- Directed by: Karen Shopsowitz
- Release date: 1991;
- Running time: 30 min.
- Country: Canada
- Language: English

= My Grandparents Had a Hotel =

My Grandparents Had a Hotel is a 1991 documentary film by Karen Shopsowitz that features the Montieth Inn, a popular Jewish resort operated in the Canadian Catskills from 1935 to 1949. Although it is in Canada, the inn is similar to Grossinger's and the Concord Hotel in the Catskills of New York, which were similarly popular in the mid-20th century.

The film included 16mm home video footage, interviews with people who once worked and vacationed at the family-run inn, and the filmmaker's father's own memories of the family's prized hotel. The film tells the history of how the phenomenon came to be, how it flourished, and, finally, why it declined.

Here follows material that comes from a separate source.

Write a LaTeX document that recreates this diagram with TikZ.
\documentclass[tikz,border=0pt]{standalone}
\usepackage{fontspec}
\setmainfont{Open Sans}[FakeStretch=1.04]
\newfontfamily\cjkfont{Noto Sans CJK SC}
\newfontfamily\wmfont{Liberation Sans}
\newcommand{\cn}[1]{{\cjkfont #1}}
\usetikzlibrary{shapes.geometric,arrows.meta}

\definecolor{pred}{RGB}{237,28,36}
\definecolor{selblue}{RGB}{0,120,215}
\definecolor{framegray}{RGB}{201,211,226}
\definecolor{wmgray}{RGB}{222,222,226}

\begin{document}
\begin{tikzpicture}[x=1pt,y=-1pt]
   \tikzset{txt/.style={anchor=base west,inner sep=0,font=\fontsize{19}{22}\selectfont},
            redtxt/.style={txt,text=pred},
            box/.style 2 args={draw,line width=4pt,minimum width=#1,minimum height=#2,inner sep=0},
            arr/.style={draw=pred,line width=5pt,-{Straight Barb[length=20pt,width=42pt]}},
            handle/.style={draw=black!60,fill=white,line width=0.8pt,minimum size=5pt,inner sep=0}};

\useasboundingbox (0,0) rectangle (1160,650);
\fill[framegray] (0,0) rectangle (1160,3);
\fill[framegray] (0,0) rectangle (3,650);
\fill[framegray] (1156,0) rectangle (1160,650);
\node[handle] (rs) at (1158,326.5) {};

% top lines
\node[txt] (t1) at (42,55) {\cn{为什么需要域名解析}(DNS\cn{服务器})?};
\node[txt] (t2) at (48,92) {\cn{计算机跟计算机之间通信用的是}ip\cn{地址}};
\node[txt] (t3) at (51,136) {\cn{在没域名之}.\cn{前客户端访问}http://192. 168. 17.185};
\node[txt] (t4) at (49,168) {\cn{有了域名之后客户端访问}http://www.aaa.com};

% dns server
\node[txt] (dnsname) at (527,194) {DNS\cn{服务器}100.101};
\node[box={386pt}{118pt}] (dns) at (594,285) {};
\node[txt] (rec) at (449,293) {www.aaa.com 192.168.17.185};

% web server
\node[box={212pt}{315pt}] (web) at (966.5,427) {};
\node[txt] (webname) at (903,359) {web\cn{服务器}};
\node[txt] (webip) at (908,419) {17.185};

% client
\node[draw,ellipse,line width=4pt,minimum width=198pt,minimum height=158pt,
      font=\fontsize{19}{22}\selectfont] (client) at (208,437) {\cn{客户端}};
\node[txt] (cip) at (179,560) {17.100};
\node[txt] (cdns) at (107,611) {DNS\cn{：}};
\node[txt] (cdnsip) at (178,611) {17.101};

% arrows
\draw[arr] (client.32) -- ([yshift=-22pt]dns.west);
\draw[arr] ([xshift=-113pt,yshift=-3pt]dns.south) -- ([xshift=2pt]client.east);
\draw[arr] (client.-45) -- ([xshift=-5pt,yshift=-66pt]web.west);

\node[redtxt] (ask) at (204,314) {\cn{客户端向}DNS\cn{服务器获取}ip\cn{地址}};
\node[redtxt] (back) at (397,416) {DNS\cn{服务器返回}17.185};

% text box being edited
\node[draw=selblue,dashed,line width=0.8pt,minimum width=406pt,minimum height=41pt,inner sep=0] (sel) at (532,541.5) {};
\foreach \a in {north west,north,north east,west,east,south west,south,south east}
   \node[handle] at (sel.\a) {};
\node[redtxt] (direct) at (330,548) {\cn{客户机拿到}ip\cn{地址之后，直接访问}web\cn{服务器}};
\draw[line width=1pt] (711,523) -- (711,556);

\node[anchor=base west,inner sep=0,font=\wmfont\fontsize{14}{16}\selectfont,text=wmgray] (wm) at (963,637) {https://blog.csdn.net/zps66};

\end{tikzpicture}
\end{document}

The documentary shows the time period through numerous vacationers' anecdotes. For example, one old man laughs at his young self, recalling the time he and his teenage friends once stirred up trouble by showing up to a formal dining hall wearing dress shirts, ties, and suit jackets — but no pants.

==History of Jewish Resorts in North America==
In the 1930s, restrictions against Jews were common in the North American hotel industry. When someone with a Jewish-sounding last name called to make a reservation, hotels would often lie and say they had no vacancies.

Historically, Jews in North America faced social discrimination. To make it easier for Jews looking for hotels, resorts, or inns to stay at, a Canadian-Jewish couple sold their deli and bought a 150-room hotel on Lake Rosseau in Muskoka, just north of Toronto. The Monteith Inn quickly became a popular vacation spot for the Jewish community.

Eventually, the government put an end to the antisemitic practices that made Jewish resorts necessary. Social reform and a terrible natural disaster spurred the decline of the Monteith Inn, but it and other hotels like it have left their traces in old family videos and memories.

==Awards==
My Grandparents had a Hotels original musical score won a Gemini award. Shopsowitz won a Peabody Award for another documentary based on her father's home movie footage, the 2000 National Film Board of Canada production My Father's Camera.